取引費用理論(transaction cost economics)は、取引で発生するコストを最小化する形態及びガバナンスを見出そうする理論である。これは、企業や組織の形態を定義することにもつながる。
取引費用理論も古典的な経済学を基礎としているため、「人や企業は合理的な意思決定を行う」ことを前提としている。
しかし、「人は将来を見通す認知力には限界があり、人はその限られた将来予見力の範囲内で合理的に意思決定を行う」という考えを取り入れる。
市場取引におけるホールドアップ問題とその要因そして帰結
取引先から足下を見られ、取引をせざるを得ない状況に追い込まれ、不利益もあるが、やむを得ず取引を行っていること。
ホールドアップ問題を引き起こす要因は下記のようなものがある
- 不測事態の予見困難性
- 取引の複雑性
- 資産特殊性
- 機会主義
自社のビジネスに不可欠な「特殊な資産、技術、ノウハウ、経営資源」が、取引先企業に蓄積される。

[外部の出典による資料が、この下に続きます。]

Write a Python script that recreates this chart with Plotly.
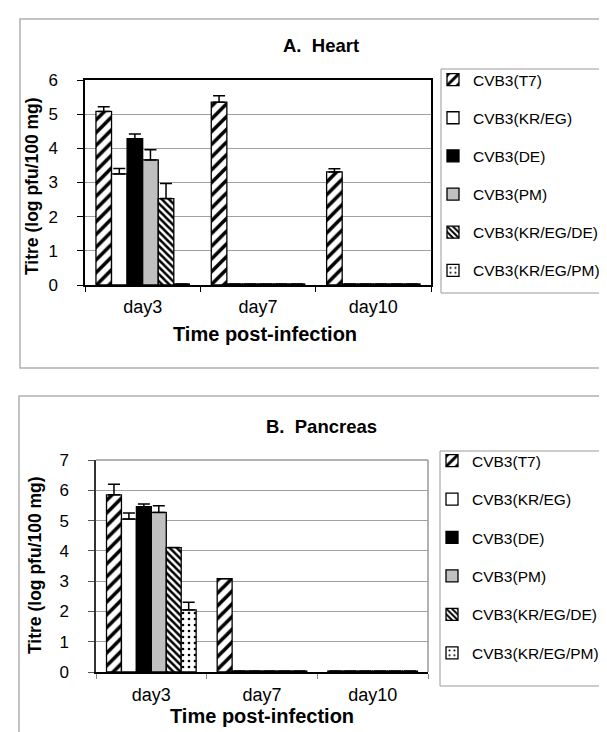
import plotly.graph_objects as go

W, H = 607, 732

days = ["day3", "day7", "day10"]
strains = ["CVB3(T7)", "CVB3(KR/EG)", "CVB3(DE)", "CVB3(PM)",
           "CVB3(KR/EG/DE)", "CVB3(KR/EG/PM)"]

# A. Heart (log pfu/100 mg)
heart_t7 = [5.08, 5.35, 3.31]
heart_kreg = [3.25, 0.03, 0.03]
heart_de = [4.28, 0.03, 0.03]
heart_pm = [3.66, 0.03, 0.03]
heart_kregde = [2.53, 0.03, 0.03]
heart_kregpm = [0.03, 0.03, 0.03]
heart_t7_err = [0.14, 0.19, 0.09]
heart_kreg_err = [0.16, None, None]
heart_de_err = [0.14, None, None]
heart_pm_err = [0.30, None, None]
heart_kregde_err = [0.44, None, None]
heart_kregpm_err = [None, None, None]

# B. Pancreas
panc_t7 = [5.85, 3.08, 0.03]
panc_kreg = [5.05, 0.03, 0.03]
panc_de = [5.46, 0.03, 0.03]
panc_pm = [5.27, 0.03, 0.03]
panc_kregde = [4.11, 0.03, 0.03]
panc_kregpm = [2.05, 0.03, 0.03]
panc_t7_err = [0.35, None, None]
panc_kreg_err = [0.20, None, None]
panc_de_err = [0.09, None, None]
panc_pm_err = [0.22, None, None]
panc_kregde_err = [None, None, None]
panc_kregpm_err = [0.25, None, None]

heart = [heart_t7, heart_kreg, heart_de, heart_pm, heart_kregde, heart_kregpm]
heart_err = [heart_t7_err, heart_kreg_err, heart_de_err, heart_pm_err,
             heart_kregde_err, heart_kregpm_err]
panc = [panc_t7, panc_kreg, panc_de, panc_pm, panc_kregde, panc_kregpm]
panc_err = [panc_t7_err, panc_kreg_err, panc_de_err, panc_pm_err,
            panc_kregde_err, panc_kregpm_err]

styles = [
    dict(color="white", pattern=dict(shape="/", fgcolor="black", bgcolor="white",
                                     fgopacity=1, size=9, solidity=0.4)),
    dict(color="white"),
    dict(color="black"),
    dict(color="#c0c0c0"),
    dict(color="white", pattern=dict(shape="\\", fgcolor="black", bgcolor="white",
                                     fgopacity=1, size=5, solidity=0.5)),
    dict(color="white", pattern=dict(shape=".", fgcolor="black", bgcolor="white",
                                     fgopacity=1, size=6, solidity=0.15)),
]

FONT = "Liberation Sans, Arial, sans-serif"


def px_x(x):
    return x / W


def px_y(y):
    return 1 - y / H


fig = go.Figure()

for i, name in enumerate(strains):
    st = styles[i]
    for vals, errs, xa, ya, leg, grp in [
        (heart[i], heart_err[i], "x", "y", "legend", "h"),
        (panc[i], panc_err[i], "x2", "y2", "legend2", "p"),
    ]:
        marker = dict(color=st["color"], line=dict(color="black", width=1.3))
        if "pattern" in st:
            marker["pattern"] = st["pattern"]
        fig.add_trace(go.Bar(
            x=days, y=vals, name=name, xaxis=xa, yaxis=ya,
            legend=leg, legendgroup=grp + str(i),
            marker=marker,
            error_y=dict(type="data", array=errs,
                         arrayminus=[0 if e is not None else None for e in errs],
                         symmetric=False, color="black", thickness=1.5, width=6),
        ))

axis_font = dict(family=FONT, size=17, color="black")
xtick_font = dict(family=FONT, size=18, color="black")
leg_font = dict(family=FONT, size=15.5, color="black")

fig.update_layout(
    width=W, height=H,
    margin=dict(l=0, r=0, t=0, b=0, autoexpand=False),
    paper_bgcolor="white", plot_bgcolor="white",
    barmode="group", bargap=0.19, bargroupgap=0,
    font=dict(family=FONT, color="black"),
    xaxis=dict(domain=[px_x(77), px_x(423)], anchor="y", showline=True, linecolor="black",
               linewidth=1.5, mirror=True, ticks="outside", ticklen=5, tickcolor="black",
               tickson="boundaries", tickfont=xtick_font,
               ticklabelstandoff=5, showgrid=False),
    yaxis=dict(domain=[px_y(277), px_y(72)], anchor="x", range=[0, 6], dtick=1,
               showline=True, linecolor="black", linewidth=1.5, mirror=True,
               ticks="outside", ticklen=6, tickcolor="black", tickfont=axis_font,
               showgrid=True, gridcolor="#a0a0a0", gridwidth=1, zeroline=False,
               ticklabelstandoff=16),
    xaxis2=dict(domain=[px_x(88), px_x(420)], anchor="y2", showline=True, linecolor="black",
                linewidth=1.5, mirror=False, ticks="outside", ticklen=5, tickcolor="#888",
                tickson="boundaries", tickfont=xtick_font,
                ticklabelstandoff=6, showgrid=False),
    yaxis2=dict(domain=[px_y(664), px_y(452)], anchor="x2", range=[0, 7], dtick=1,
                showline=True, linecolor="#333", linewidth=1.5, mirror=False,
                ticks="outside", ticklen=6, tickcolor="#555", tickfont=axis_font,
                showgrid=True, gridcolor="#a0a0a0", gridwidth=1, zeroline=False,
                ticklabelstandoff=16),
    legend=dict(x=px_x(425), y=px_y(55), xanchor="left", yanchor="top",
                borderwidth=0, bgcolor="rgba(0,0,0,0)",
                font=leg_font, traceorder="grouped", tracegroupgap=15, itemwidth=30),
    legend2=dict(x=px_x(424), y=px_y(436), xanchor="left", yanchor="top",
                 borderwidth=0, bgcolor="rgba(0,0,0,0)",
                 font=leg_font, traceorder="grouped", tracegroupgap=15.3, itemwidth=30),
    showlegend=True,
)

# bottom chart grey plot-area border (top and right)
fig.add_shape(type="line", xref="x2 domain", yref="y2 domain", x0=0, x1=1, y0=1, y1=1,
              line=dict(color="#999", width=1.5))
fig.add_shape(type="line", xref="x2 domain", yref="y2 domain", x0=1, x1=1, y0=0, y1=1,
              line=dict(color="#999", width=1.5))

# outer chart frames
fig.add_shape(type="rect", xref="paper", yref="paper", x0=px_x(12), x1=px_x(640),
              y0=px_y(360), y1=px_y(11), line=dict(color="#b0b0b0", width=1.5), layer="below")
fig.add_shape(type="rect", xref="paper", yref="paper", x0=px_x(11), x1=px_x(640),
              y0=px_y(760), y1=px_y(388), line=dict(color="#b0b0b0", width=1.5), layer="below")

# legend frames
fig.add_shape(type="rect", xref="paper", yref="paper", x0=px_x(433), x1=px_x(640),
              y0=px_y(285), y1=px_y(61), line=dict(color="#999", width=1), layer="below")
fig.add_shape(type="rect", xref="paper", yref="paper", x0=px_x(432), x1=px_x(640),
              y0=px_y(678), y1=px_y(443), line=dict(color="#999", width=1), layer="below")

bold = dict(family=FONT, size=18.5, color="black")
ann = [
    dict(text="<b>A.  Heart</b>", x=px_x(313), y=px_y(38)),
    dict(text="<b>B.  Pancreas</b>", x=px_x(313), y=px_y(418)),
    dict(text="<b>Time post-infection</b>", x=px_x(257), y=px_y(326), size=20),
    dict(text="<b>Time post-infection</b>", x=px_x(254), y=px_y(708), size=20),
    dict(text="<b>Titre (log pfu/100 mg)</b>", x=px_x(24), y=px_y(178), angle=-90, size=17.5),
    dict(text="<b>Titre (log pfu/100 mg)</b>", x=px_x(27), y=px_y(557), angle=-90, size=17.5),
]
for a in ann:
    f = dict(bold)
    if "size" in a:
        f["size"] = a["size"]
    fig.add_annotation(text=a["text"], x=a["x"], y=a["y"], xref="paper", yref="paper",
                       showarrow=False, xanchor="center", yanchor="middle",
                       textangle=a.get("angle", 0), font=f)

fig.write_html("out.html")
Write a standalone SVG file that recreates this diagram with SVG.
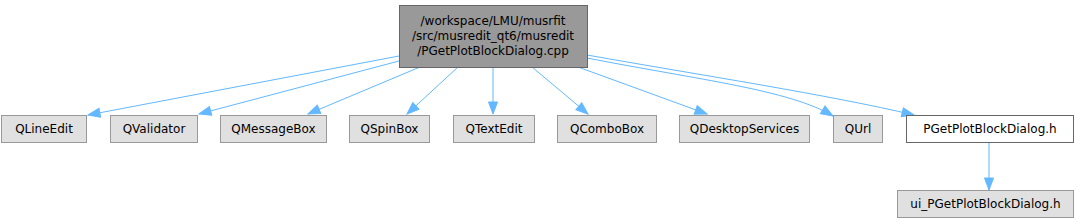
<svg xmlns="http://www.w3.org/2000/svg" width="1079" height="224" viewBox="0 0 1079 224">
<style>
text{font-family:"DejaVu Sans",sans-serif;font-size:12px;fill:#000;text-anchor:middle}
.n rect{fill:#e0e0e0;stroke:#999999;stroke-width:1}
.w rect{fill:#ffffff;stroke:#666666}
.m rect{fill:#999999;stroke:#666666}
.e path{fill:none;stroke:#63b8ff;stroke-width:1;marker-end:url(#a)}
</style>
<defs>
<marker id="a" markerUnits="userSpaceOnUse" markerWidth="14" markerHeight="12" refX="13" refY="6" orient="auto">
<path d="M1,1.5 L13,6 L1,10.5 Z" fill="#63b8ff" stroke="#63b8ff"/>
</marker>
</defs>
<g id="edges" class="e">
<path d="M399,56 L88,115"/>
<path d="M399,61 L199,114"/>
<path d="M420,67 L308,114"/>
<path d="M458,67 L407,114"/>
<path d="M493,67 L493,114"/>
<path d="M532,67 L588,114"/>
<path d="M578,67 L707,114"/>
<path d="M587,58 C700,80 790,90 833,116"/>
<path d="M587,55 C700,75 830,95 914,115"/>
<path d="M989,142 L989,190"/>
</g>
<g id="main" class="m"><rect x="399.5" y="5.5" width="188" height="62"/><text x="493" y="25">/workspace/LMU/musrfit</text><text x="493" y="40">/src/musredit_qt6/musredit</text><text x="493" y="55">/PGetPlotBlockDialog.cpp</text></g>
<g id="QLineEdit" class="n"><rect x="1.5" y="115.5" width="85" height="27"/><text x="44" y="133">QLineEdit</text></g>
<g id="QValidator" class="n"><rect x="110.5" y="115.5" width="87" height="27"/><text x="154" y="133">QValidator</text></g>
<g id="QMessageBox" class="n"><rect x="220.5" y="115.5" width="106" height="27"/><text x="273.5" y="133">QMessageBox</text></g>
<g id="QSpinBox" class="n"><rect x="349.5" y="115.5" width="80" height="27"/><text x="389.5" y="133">QSpinBox</text></g>
<g id="QTextEdit" class="n"><rect x="453.5" y="115.5" width="81" height="27"/><text x="494" y="133">QTextEdit</text></g>
<g id="QComboBox" class="n"><rect x="557.5" y="115.5" width="99" height="27"/><text x="607" y="133">QComboBox</text></g>
<g id="QDesktopServices" class="n"><rect x="679.5" y="115.5" width="130" height="27"/><text x="744.5" y="133">QDesktopServices</text></g>
<g id="QUrl" class="n"><rect x="833.5" y="115.5" width="49" height="27"/><text x="858" y="133">QUrl</text></g>
<g id="PGetPlotBlockDialog_h" class="w"><rect x="906.5" y="115.5" width="167" height="27"/><text x="990" y="133">PGetPlotBlockDialog.h</text></g>
<g id="ui_PGetPlotBlockDialog_h" class="n"><rect x="897.5" y="190.5" width="176" height="27"/><text x="985.5" y="208">ui_PGetPlotBlockDialog.h</text></g>
</svg>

不測事態が起こり、取引が複雑となり、取引先に頼らざるを得ない特殊な資産が蓄積されてしまった状況では、取引先は足下を見て自分たちに有利な(機会主義的な)取引を行う。自社にとっては取引コストが高くなる。
この問題の帰結は、この取引を自社の内部に取り込むこと。
つまり、「市場での取引において、取引コストが高すぎるので、取引相手のビジネスを自社内に取り込んでコントロールすべきである」となる。具体的には、企業買収などである。
取引費用理論は、「取引の効率性」の視点から企業の範囲(内部化した範囲)を定義しているという見方もできる。